ME. “Alexa, add nduja to the shopping list.”
ALEXA. “I have added India to your shopping list.”
My daughter laughs,
“I don’t think we’ve got any bags big enough to get that home.”
“How are you coping with lockdown?” I ask her, wondering if I’m missing something I ought to be seeing.
“I’m fine,” she says, but nothing more.
I appear to have developed a seemingly endless interest in things that can be enjoyed at home or with nothing more than a pair of wellington boots and the company of a dog and much of this, I have concluded, came from my parents.

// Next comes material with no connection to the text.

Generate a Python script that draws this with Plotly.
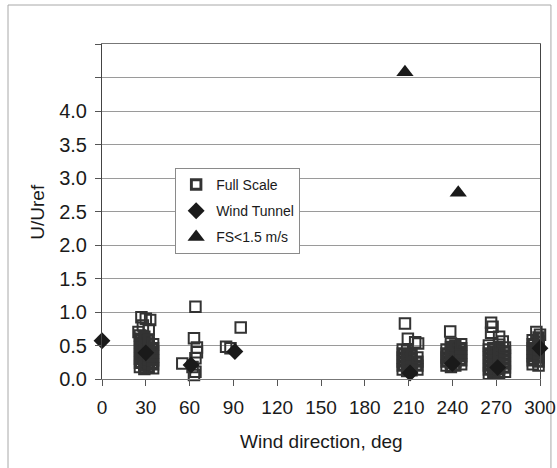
import plotly.graph_objects as go

# ---------------- data ----------------
# Full Scale measurements (wind direction, U/Uref)
fs_dir = [
    # ~30 deg (upper points)
    27, 30, 33, 28, 32, 25,
    # ~30 deg
    26, 26, 26, 26, 26, 26, 26, 26, 26,
    29, 29, 29, 29, 29, 29, 29, 29, 29,
    32, 32, 32, 32, 32, 32, 32, 32,
    35, 35, 35, 35, 35, 35, 35,
    # ~60 deg
    64, 63, 65, 65, 64, 62, 55, 64, 63,
    # ~90 deg
    85, 88, 95,
    # ~210 deg
    206, 206, 206, 206, 206, 206,
    209, 209, 209, 209, 209, 209,
    212, 212, 212, 212, 212,
    216, 216, 216, 216,
    207.5, 209.5, 214.5, 216.5,
    # ~240 deg
    236, 236, 236, 236, 236,
    239, 239, 239, 239, 239, 239, 239,
    242, 242, 242, 242, 242, 242,
    246, 246, 246, 246, 246, 246,
    238.5,
    # ~270 deg
    265, 265, 265, 265, 265, 265, 265, 265,
    268, 268, 268, 268, 268, 268, 268,
    272, 272, 272, 272, 272, 272, 272, 272,
    276, 276, 276, 276, 276, 276, 276,
    266.5, 267.5, 266.5, 272, 274.5,
    # ~300 deg
    295, 295, 295, 295, 295, 295, 295,
    299, 299, 299, 299, 299, 299, 299, 299,
    302, 302, 302, 302, 302, 302, 302,
    297.5, 300,
]
fs_u = [
    # ~30 deg (upper points)
    0.92, 0.90, 0.88, 0.80, 0.74, 0.70,
    # ~30 deg
    0.18, 0.24, 0.30, 0.36, 0.42, 0.48, 0.54, 0.60, 0.65,
    0.15, 0.21, 0.27, 0.33, 0.39, 0.45, 0.51, 0.57, 0.63,
    0.17, 0.23, 0.29, 0.35, 0.41, 0.47, 0.53, 0.59,
    0.16, 0.22, 0.28, 0.34, 0.40, 0.46, 0.52,
    # ~60 deg
    1.08, 0.61, 0.47, 0.40, 0.31, 0.18, 0.23, 0.11, 0.06,
    # ~90 deg
    0.48, 0.46, 0.77,
    # ~210 deg
    0.14, 0.20, 0.26, 0.32, 0.38, 0.44,
    0.12, 0.18, 0.24, 0.30, 0.36, 0.42,
    0.13, 0.19, 0.25, 0.31, 0.37,
    0.14, 0.20, 0.26, 0.32,
    0.83, 0.60, 0.55, 0.53,
    # ~240 deg
    0.20, 0.26, 0.32, 0.38, 0.44,
    0.18, 0.24, 0.30, 0.36, 0.42, 0.48, 0.53,
    0.20, 0.26, 0.32, 0.38, 0.44, 0.50,
    0.22, 0.28, 0.34, 0.40, 0.46, 0.52,
    0.71,
    # ~270 deg
    0.08, 0.14, 0.20, 0.26, 0.32, 0.38, 0.44, 0.50,
    0.10, 0.16, 0.22, 0.28, 0.34, 0.40, 0.46,
    0.09, 0.15, 0.21, 0.27, 0.33, 0.39, 0.45, 0.51,
    0.11, 0.17, 0.23, 0.29, 0.35, 0.41, 0.47,
    0.84, 0.78, 0.69, 0.63, 0.56,
    # ~300 deg
    0.22, 0.28, 0.34, 0.40, 0.46, 0.52, 0.58,
    0.20, 0.26, 0.32, 0.38, 0.44, 0.50, 0.56, 0.62,
    0.24, 0.30, 0.36, 0.42, 0.48, 0.54, 0.60,
    0.70, 0.66,
]

# Wind tunnel results
wt_dir = [0, 30, 61, 91, 211, 240, 271, 300]
wt_u = [0.57, 0.39, 0.21, 0.41, 0.09, 0.23, 0.17, 0.46]

# Full scale, wind speed < 1.5 m/s
low_dir = [207.5, 244]
low_u = [4.58, 2.78]

x_ticks = [0, 30, 60, 90, 120, 150, 180, 210, 240, 270, 300]
y_ticks = [0.0, 0.5, 1.0, 1.5, 2.0, 2.5, 3.0, 3.5, 4.0, 4.5, 5.0]
y_tick_text = ["0.0", "0.5", "1.0", "1.5", "2.0", "2.5", "3.0", "3.5", "4.0", "", ""]

x_title = "Wind direction, deg"
y_title = "U/Uref"

# ---------------- figure ----------------
FONT = "Liberation Sans, Arial, sans-serif"
INK = "#1a1a1a"

# overlapping open squares in crowded groups print as heavier marks
crowd = [sum(1 for x2, y2 in zip(fs_dir, fs_u) if abs(x2 - x) <= 4 and abs(y2 - y) <= 0.09)
         for x, y in zip(fs_dir, fs_u)]
sq_lw = [3.4 if n >= 6 else 2.0 for n in crowd]
sq_size = [9.0 if n >= 6 else 10.5 for n in crowd]

fig = go.Figure()
fig.add_trace(go.Scatter(
    x=fs_dir, y=fs_u, mode="markers", name="Full Scale",
    legendgroup="a",
    marker=dict(symbol="square-open", size=sq_size, color="#333333", opacity=1,
                line=dict(width=sq_lw, color="#333333")),
    cliponaxis=False,
))
fig.add_trace(go.Scatter(
    x=wt_dir, y=wt_u, mode="markers", name="Wind Tunnel",
    legendgroup="b",
    marker=dict(symbol="diamond", size=13, color="#1a1a1a", opacity=1),
    cliponaxis=False,
))
fig.add_trace(go.Scatter(
    x=low_dir, y=low_u, mode="markers", name="FS<1.5 m/s",
    legendgroup="c",
    marker=dict(symbol="triangle-up", size=15, color="#1a1a1a", opacity=1),
    cliponaxis=False,
))

fig.update_layout(
    width=557, height=468,
    margin=dict(l=102, r=17, t=44, b=89, autoexpand=False),
    paper_bgcolor="white", plot_bgcolor="white",
    font=dict(family=FONT, color=INK),
    showlegend=True,
    legend=dict(
        x=0.167, y=0.63, xanchor="left", yanchor="top",
        bgcolor="white", bordercolor="#8a8a8a", borderwidth=1,
        font=dict(size=14, family=FONT, color=INK),
        tracegroupgap=5, itemwidth=30,
    ),
    shapes=[
        dict(type="rect", xref="paper", yref="paper",
             x0=-0.2146, x1=1.025, y0=-0.35, y1=1.1164,
             line=dict(color="#a8a8a8", width=1), layer="below"),
    ],
    annotations=[
        dict(text=x_title, xref="paper", yref="paper", x=0.5, y=-0.188,
             xanchor="center", yanchor="middle", showarrow=False,
             font=dict(size=19, family=FONT, color=INK)),
        dict(text=y_title, xref="paper", yref="paper", x=-0.148, y=0.5,
             xanchor="center", yanchor="middle", showarrow=False, textangle=-90,
             font=dict(size=19, family=FONT, color=INK)),
    ],
)
fig.update_xaxes(
    range=[0, 300], tickvals=x_ticks, ticktext=[str(v) for v in x_ticks],
    ticks="outside", ticklen=6, tickcolor="#555",
    showgrid=False, zeroline=False, automargin=False,
    showline=True, linecolor="#777", linewidth=1, mirror=True,
    tickfont=dict(size=19, family=FONT, color=INK),
    ticklabelstandoff=5,
)
fig.update_yaxes(
    range=[0, 5.0], tickvals=y_ticks, ticktext=y_tick_text,
    ticks="outside", ticklen=6, tickcolor="#555",
    showgrid=True, gridcolor="#9a9a9a", gridwidth=1,
    zeroline=False, automargin=False,
    showline=True, linecolor="#444", linewidth=1, mirror=True,
    tickfont=dict(size=20, family=FONT, color=INK),
    ticklabelstandoff=4,
)

fig.write_html(
    "out.html",
    config={"displayModeBar": False},
    post_script="document.body.style.margin='0';document.body.style.overflow='hidden';",
)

My love of cooking and pottering about in the kitchen, for example, is probably down to my mother’s refusal to allow me to cook.
“You make too much mess,” she’d tell me, but I think she just needed to be in control.
My desire became like a pressure cooker building up over the years until I had a place of my own since which I have rarely stepped out of the kitchen other than to sit down and eat something that I have just finished making in the kitchen.
In a particularly painful argument with my wife some years ago she said to me,
“There’s more to running a house than making dinner.”
I was so bruised by the encounter that I had to console myself by making up a batch of chocolate chip and hazelnut cookies.
My father’s contribution was books.
An avid reader he would happily sit for hours with a book and when he wasn’t doing that, he would mostly be walking to and from the library to get some more books.
A love of reading has kept me going too because losing yourself in someone else’s imagination is a wonderful place to be when there’s not much happening in your own.
My daughter is helping me make the pizzas like she has since she was a child.
She shapes the dough into rough rounds and throws them into the blistering cast iron pans.
I spoon on tomato sauce and we add the toppings.
“Do you find doing this sort of thing helps you cope with lockdown?” I ask her.
“Not especially, but I know that you enjoy it,” she says, tossing a scrap of mozzarella into the dogs dribbling mouth.